The time many leftists and ecologists took to enter in motion (for those that did it) is at the same time wise, and an error. Of course, waiting and observing, when we face an uncertain situation, is wise. But this is also a strategic error, because timing is strategic. And I am the first to recognize my error. Opportunities do not necessarily occur twice. The repression arsenal of the power grows weekly bigger and bigger. Drones, new authoritarian laws, semi-lethal weapons, more powerful chemical weapons (forbidden by the Geneva convention, and used against our own population, what a joke!), urban tanks, chemical marking of the demonstrators with synthetic DNA in the water canon, automatic face recognition with AI, psychological techniques for terror, censorship and targeted arrests in collaboration with Facebook…

This is also an error because we let the others do the toughest job, in the darkest of the winter. And finally because when you miss the departure, it is difficult to catch-up the train. It would be a shame that the French left miss the revolution they have been expecting for ages, isn’t it?

I noticed something of interest for us, that was little commented (but fact-checked) among the huge feed of daily news. Among all the arbitrary arrests, the government targeted and sued ordinary people (who sometime got months of jail) who, in Facebook comments, naively encouraged or called to block refineries and (for a retired man) to blow them up if the government didn’t give in the people’s claims.

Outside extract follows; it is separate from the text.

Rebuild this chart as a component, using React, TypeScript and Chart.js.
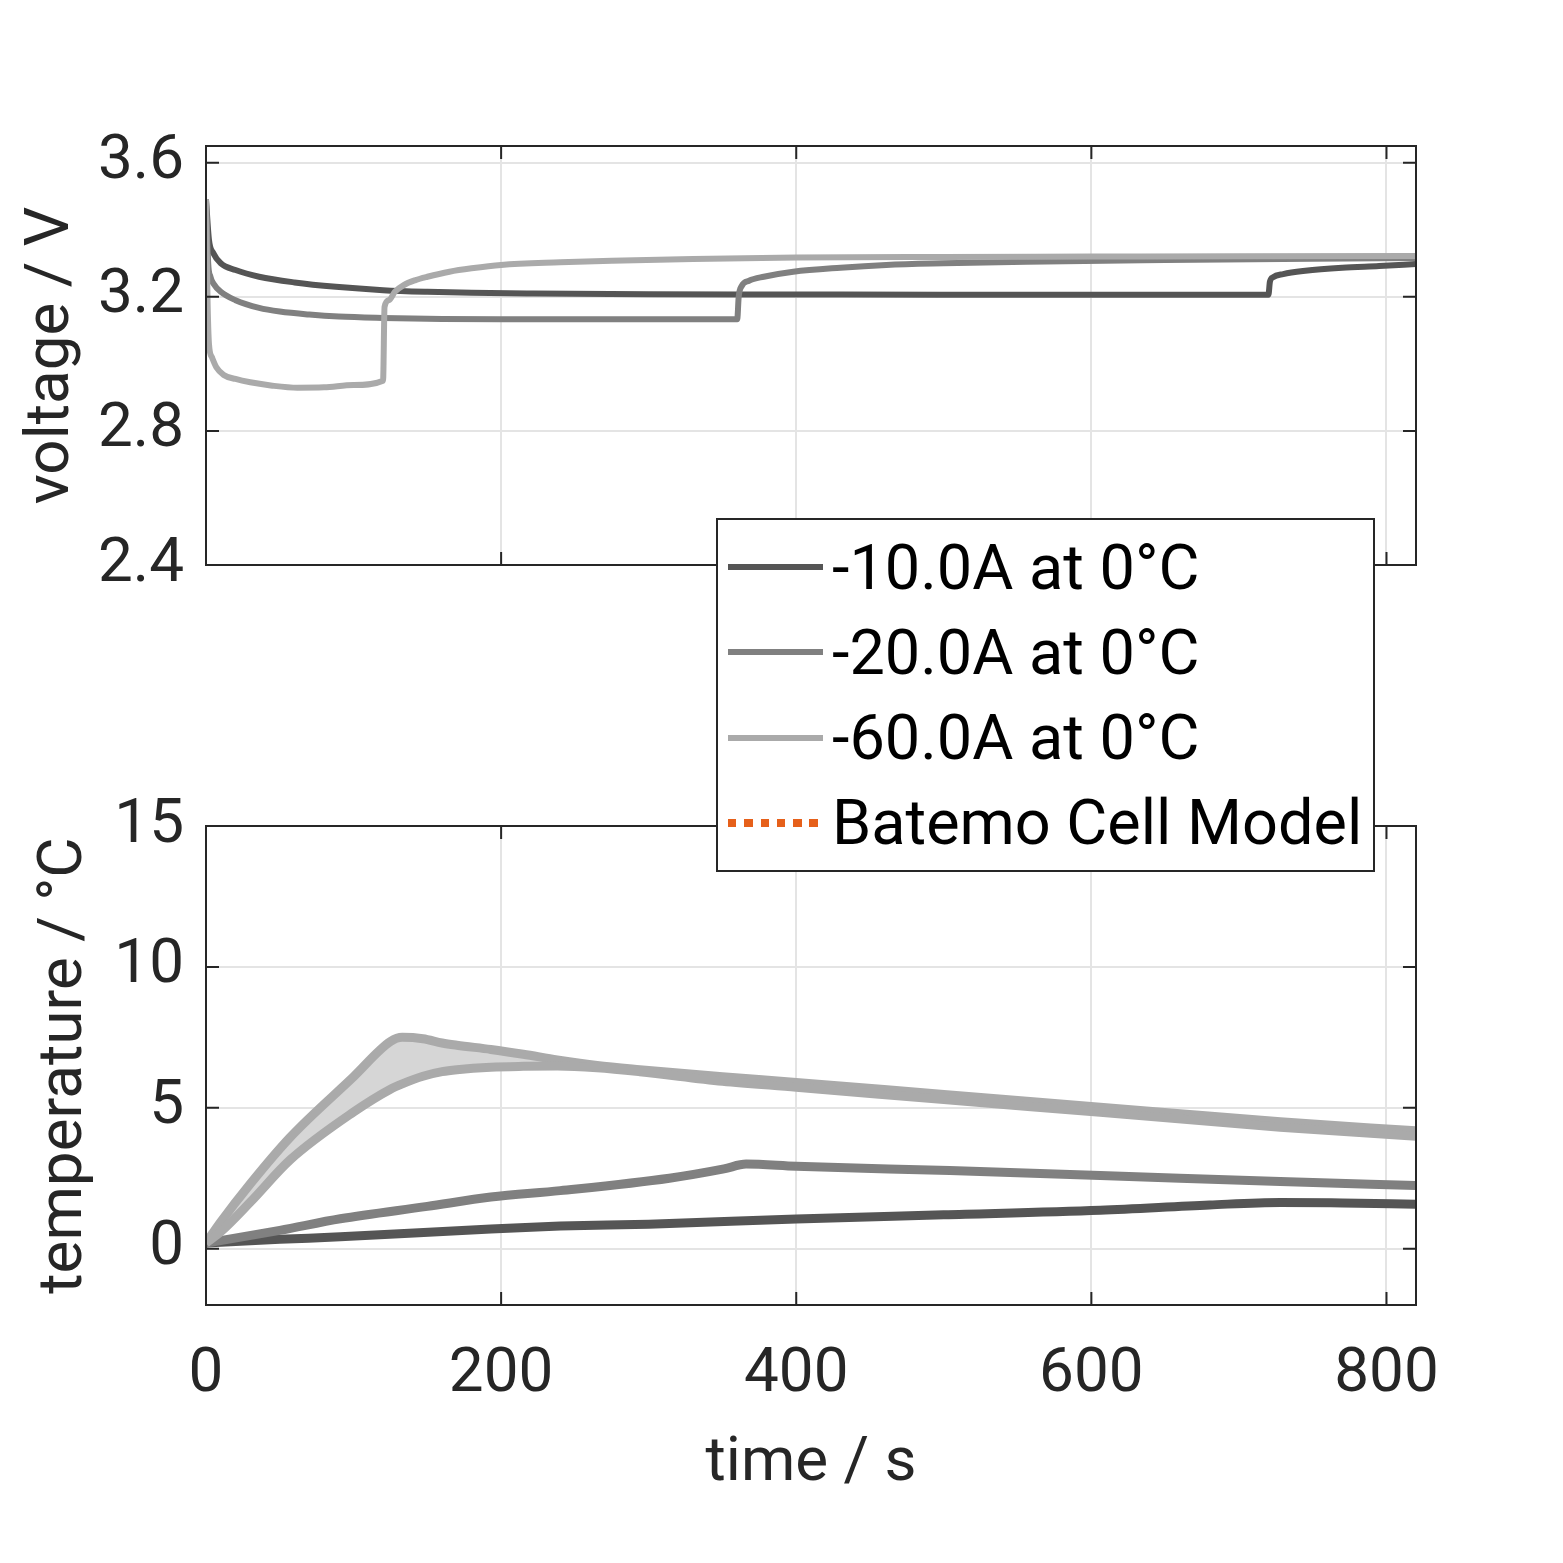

This means the government is very afraid of that kind of blockage, which can paralyze the country within a few day. It can be quite fast, as we have only a few refineries in France.

About this, the government did a master stroke in Novembre 2018 just after the first protest. They postpone their new tax on heavy trucks to avoid the truck drivers to join the yellow vests. Indeed, the drivers know how much the country depends on them, and know how to block easily all the country’s large retailers and fuel supplies. Their protests are usually very efficient and listened to by the power.

Radical ecologist could strengthen movements like the yellow vests and use them as levers. If they do not directly serve the ecological movement, on one hand they serve social justice, with is always desirable, and on the other hand, they also destabilize the techno-industrial system by blocking supermarkets, breaking multinationals front stores, cutting roads and borders, or blocking oil refineries. In December 2018, the French power was surprised and destabilized by the breadth and the strength of this movement, and this is the kind of weakness we are looking for to generalize in the future.

While gentle ecologists pacifically parade in useless climate walks, at the same time, yellow vests are having violent assaults with the police in other areas of the city, breaking bones, loosing eyes, hands, and for some of them, dying. As radicalists, given the choice, we should know were the battle takes place and not to be late.

This is of course a brief and incomplete account of the yellow vest movement, whose forms are very diverse and shape-shifting.